# Short problem
Reproduce exactly, with no pictures, each line from the opening of the material down through the line containing "const Y_TICKS = [985, 990, 995, 1000, 1005, 1010, 1015];".

# Information provided
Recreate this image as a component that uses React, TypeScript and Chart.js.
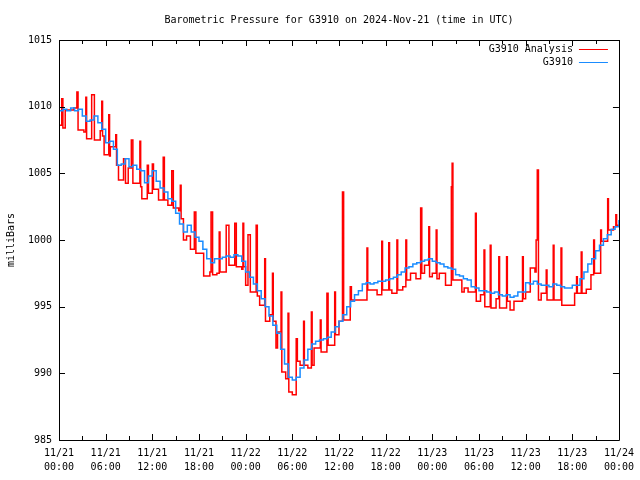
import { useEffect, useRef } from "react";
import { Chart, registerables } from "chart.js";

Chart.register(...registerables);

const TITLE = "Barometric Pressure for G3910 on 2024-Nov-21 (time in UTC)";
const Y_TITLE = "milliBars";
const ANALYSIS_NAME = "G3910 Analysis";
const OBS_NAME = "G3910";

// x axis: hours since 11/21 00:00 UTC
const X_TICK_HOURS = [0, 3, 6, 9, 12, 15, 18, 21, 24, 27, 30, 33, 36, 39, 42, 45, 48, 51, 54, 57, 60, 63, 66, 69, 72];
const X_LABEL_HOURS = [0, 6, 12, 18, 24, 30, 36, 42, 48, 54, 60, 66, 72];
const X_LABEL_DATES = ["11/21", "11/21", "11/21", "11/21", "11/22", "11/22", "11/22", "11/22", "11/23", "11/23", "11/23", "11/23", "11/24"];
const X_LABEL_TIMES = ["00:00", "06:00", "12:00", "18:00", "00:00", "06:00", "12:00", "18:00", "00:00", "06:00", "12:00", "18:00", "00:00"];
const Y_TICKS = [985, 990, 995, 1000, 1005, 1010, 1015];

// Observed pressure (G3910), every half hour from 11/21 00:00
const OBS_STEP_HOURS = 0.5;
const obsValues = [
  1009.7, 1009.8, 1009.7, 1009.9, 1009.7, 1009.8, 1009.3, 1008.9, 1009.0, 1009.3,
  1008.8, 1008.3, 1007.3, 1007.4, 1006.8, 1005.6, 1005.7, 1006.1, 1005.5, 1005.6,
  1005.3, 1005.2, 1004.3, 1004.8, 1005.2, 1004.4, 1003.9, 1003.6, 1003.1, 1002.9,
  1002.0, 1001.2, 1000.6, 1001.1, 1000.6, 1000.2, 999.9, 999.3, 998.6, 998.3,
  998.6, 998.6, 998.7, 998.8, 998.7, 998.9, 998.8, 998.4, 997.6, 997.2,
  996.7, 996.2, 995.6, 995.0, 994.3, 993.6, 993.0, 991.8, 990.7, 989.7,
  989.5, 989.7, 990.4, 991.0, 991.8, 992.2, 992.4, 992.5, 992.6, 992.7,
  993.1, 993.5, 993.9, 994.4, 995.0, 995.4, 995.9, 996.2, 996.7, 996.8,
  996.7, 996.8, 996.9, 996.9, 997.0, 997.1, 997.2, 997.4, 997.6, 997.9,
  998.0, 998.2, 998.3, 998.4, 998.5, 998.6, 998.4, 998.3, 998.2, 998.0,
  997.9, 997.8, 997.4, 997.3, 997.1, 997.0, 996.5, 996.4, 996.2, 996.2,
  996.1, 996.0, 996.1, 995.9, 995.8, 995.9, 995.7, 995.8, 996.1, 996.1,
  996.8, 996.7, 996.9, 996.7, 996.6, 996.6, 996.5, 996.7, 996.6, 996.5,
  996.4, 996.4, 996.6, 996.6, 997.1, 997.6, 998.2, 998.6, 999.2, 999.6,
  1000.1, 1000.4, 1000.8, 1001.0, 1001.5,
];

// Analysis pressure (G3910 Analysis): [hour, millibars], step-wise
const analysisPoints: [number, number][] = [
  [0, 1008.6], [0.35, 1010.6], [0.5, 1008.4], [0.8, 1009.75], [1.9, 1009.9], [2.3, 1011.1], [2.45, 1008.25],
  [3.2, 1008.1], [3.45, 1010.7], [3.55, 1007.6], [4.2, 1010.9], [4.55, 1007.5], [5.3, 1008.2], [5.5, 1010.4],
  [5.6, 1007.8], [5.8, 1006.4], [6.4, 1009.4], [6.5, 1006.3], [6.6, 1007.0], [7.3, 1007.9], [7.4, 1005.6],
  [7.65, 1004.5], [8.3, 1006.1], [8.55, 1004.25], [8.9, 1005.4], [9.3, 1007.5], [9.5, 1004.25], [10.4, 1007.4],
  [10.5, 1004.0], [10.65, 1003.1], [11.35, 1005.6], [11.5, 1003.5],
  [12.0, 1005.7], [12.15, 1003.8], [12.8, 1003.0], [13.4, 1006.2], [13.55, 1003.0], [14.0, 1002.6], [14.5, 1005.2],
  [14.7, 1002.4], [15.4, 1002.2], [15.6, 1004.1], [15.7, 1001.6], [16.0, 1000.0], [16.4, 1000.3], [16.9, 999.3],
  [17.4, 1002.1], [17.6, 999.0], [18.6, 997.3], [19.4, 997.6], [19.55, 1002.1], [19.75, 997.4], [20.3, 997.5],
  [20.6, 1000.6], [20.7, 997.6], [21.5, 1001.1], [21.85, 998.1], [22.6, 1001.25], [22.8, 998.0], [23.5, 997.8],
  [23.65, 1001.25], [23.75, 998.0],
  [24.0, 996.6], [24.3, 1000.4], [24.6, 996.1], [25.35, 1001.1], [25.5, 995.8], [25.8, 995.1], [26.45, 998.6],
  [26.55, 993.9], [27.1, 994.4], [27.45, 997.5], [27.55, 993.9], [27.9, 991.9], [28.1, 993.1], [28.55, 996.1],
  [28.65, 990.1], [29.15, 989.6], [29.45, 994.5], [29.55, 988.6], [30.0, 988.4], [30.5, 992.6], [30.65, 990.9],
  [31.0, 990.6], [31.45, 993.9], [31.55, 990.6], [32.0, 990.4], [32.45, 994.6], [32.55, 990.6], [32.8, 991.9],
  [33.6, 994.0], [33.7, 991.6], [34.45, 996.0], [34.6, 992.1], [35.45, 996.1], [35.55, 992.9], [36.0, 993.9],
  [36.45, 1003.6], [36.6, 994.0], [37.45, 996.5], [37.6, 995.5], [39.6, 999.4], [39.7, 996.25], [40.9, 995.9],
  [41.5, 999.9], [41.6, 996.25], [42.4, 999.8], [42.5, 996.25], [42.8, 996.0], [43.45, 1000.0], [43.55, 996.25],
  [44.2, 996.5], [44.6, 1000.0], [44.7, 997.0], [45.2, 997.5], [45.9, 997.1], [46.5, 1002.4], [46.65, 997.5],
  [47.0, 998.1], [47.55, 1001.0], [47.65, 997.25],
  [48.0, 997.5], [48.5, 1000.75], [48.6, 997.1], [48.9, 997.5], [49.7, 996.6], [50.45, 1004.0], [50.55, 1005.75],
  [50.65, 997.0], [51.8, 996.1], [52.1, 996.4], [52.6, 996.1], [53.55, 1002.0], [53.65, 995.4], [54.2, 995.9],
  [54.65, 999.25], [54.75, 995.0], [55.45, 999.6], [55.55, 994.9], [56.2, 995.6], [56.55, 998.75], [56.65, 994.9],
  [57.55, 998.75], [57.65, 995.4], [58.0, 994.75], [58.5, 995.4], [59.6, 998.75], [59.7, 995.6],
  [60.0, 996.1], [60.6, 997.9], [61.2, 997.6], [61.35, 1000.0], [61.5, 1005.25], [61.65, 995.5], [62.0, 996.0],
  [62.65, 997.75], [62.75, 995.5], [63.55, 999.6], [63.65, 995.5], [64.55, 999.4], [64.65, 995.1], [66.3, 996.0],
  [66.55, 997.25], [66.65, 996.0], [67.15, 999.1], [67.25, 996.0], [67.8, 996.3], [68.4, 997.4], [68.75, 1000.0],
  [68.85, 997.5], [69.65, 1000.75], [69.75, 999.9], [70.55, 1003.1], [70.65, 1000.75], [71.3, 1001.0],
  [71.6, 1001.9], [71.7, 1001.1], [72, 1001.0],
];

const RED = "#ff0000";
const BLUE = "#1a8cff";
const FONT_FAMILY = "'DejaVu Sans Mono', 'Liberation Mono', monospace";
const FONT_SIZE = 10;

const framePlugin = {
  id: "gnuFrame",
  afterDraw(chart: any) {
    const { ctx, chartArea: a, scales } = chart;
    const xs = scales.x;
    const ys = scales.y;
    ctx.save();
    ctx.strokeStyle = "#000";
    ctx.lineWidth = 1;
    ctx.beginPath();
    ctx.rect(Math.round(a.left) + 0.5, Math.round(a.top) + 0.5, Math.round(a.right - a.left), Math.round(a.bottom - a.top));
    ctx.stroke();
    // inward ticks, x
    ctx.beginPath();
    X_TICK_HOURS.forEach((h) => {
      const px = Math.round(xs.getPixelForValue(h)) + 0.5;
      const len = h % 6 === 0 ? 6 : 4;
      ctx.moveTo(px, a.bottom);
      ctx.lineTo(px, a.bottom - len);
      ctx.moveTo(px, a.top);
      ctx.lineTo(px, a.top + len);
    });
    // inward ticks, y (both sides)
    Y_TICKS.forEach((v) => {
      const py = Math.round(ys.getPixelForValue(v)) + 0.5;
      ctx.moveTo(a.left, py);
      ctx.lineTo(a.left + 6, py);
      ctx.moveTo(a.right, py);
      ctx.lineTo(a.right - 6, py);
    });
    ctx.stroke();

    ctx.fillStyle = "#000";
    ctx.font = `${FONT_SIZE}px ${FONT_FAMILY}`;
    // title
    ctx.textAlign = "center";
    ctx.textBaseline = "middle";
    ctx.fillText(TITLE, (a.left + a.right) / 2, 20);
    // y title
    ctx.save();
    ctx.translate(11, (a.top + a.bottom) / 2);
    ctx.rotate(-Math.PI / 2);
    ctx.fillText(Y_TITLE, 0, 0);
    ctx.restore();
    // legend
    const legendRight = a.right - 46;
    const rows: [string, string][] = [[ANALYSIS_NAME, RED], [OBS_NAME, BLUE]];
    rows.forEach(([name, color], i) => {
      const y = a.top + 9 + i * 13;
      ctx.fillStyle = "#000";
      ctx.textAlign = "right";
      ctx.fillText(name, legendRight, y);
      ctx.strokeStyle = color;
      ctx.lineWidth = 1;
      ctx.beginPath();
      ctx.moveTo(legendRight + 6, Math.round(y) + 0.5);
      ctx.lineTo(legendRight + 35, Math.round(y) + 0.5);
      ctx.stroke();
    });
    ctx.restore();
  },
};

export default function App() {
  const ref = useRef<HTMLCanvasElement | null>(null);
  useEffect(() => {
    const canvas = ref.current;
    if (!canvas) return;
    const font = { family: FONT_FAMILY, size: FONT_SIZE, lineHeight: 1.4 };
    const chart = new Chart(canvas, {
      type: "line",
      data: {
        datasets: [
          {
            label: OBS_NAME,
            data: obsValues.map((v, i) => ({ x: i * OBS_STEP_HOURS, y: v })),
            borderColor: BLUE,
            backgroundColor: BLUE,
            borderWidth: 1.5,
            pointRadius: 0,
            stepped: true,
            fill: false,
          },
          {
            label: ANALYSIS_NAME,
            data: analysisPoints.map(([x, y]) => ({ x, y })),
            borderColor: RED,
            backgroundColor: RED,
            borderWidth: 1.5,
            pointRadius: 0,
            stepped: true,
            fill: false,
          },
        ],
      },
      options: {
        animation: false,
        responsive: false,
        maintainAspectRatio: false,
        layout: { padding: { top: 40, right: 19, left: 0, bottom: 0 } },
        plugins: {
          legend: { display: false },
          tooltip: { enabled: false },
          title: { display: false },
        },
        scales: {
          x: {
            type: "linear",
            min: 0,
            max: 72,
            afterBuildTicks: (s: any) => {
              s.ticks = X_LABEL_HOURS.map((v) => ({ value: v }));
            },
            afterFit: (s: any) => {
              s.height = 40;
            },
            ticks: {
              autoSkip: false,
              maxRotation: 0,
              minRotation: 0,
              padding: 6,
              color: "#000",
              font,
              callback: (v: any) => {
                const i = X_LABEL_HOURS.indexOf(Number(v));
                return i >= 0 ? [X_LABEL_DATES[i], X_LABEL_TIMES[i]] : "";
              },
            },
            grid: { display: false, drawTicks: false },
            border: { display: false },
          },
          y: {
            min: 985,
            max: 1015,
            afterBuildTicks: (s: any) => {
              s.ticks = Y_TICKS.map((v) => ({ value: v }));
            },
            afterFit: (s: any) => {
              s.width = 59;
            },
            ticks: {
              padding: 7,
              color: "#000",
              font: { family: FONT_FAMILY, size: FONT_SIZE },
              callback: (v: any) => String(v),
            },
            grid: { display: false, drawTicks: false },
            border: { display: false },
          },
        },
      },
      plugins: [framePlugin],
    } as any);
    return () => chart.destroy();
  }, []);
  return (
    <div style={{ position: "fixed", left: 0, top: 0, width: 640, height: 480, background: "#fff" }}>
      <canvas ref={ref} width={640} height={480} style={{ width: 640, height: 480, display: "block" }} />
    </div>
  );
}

# Result of this task
Recreate this image as a component that uses React, TypeScript and Chart.js.
import { useEffect, useRef } from "react";
import { Chart, registerables } from "chart.js";

Chart.register(...registerables);

const TITLE = "Barometric Pressure for G3910 on 2024-Nov-21 (time in UTC)";
const Y_TITLE = "milliBars";
const ANALYSIS_NAME = "G3910 Analysis";
const OBS_NAME = "G3910";

// x axis: hours since 11/21 00:00 UTC
const X_TICK_HOURS = [0, 3, 6, 9, 12, 15, 18, 21, 24, 27, 30, 33, 36, 39, 42, 45, 48, 51, 54, 57, 60, 63, 66, 69, 72];
const X_LABEL_HOURS = [0, 6, 12, 18, 24, 30, 36, 42, 48, 54, 60, 66, 72];
const X_LABEL_DATES = ["11/21", "11/21", "11/21", "11/21", "11/22", "11/22", "11/22", "11/22", "11/23", "11/23", "11/23", "11/23", "11/24"];
const X_LABEL_TIMES = ["00:00", "06:00", "12:00", "18:00", "00:00", "06:00", "12:00", "18:00", "00:00", "06:00", "12:00", "18:00", "00:00"];
const Y_TICKS = [985, 990, 995, 1000, 1005, 1010, 1015];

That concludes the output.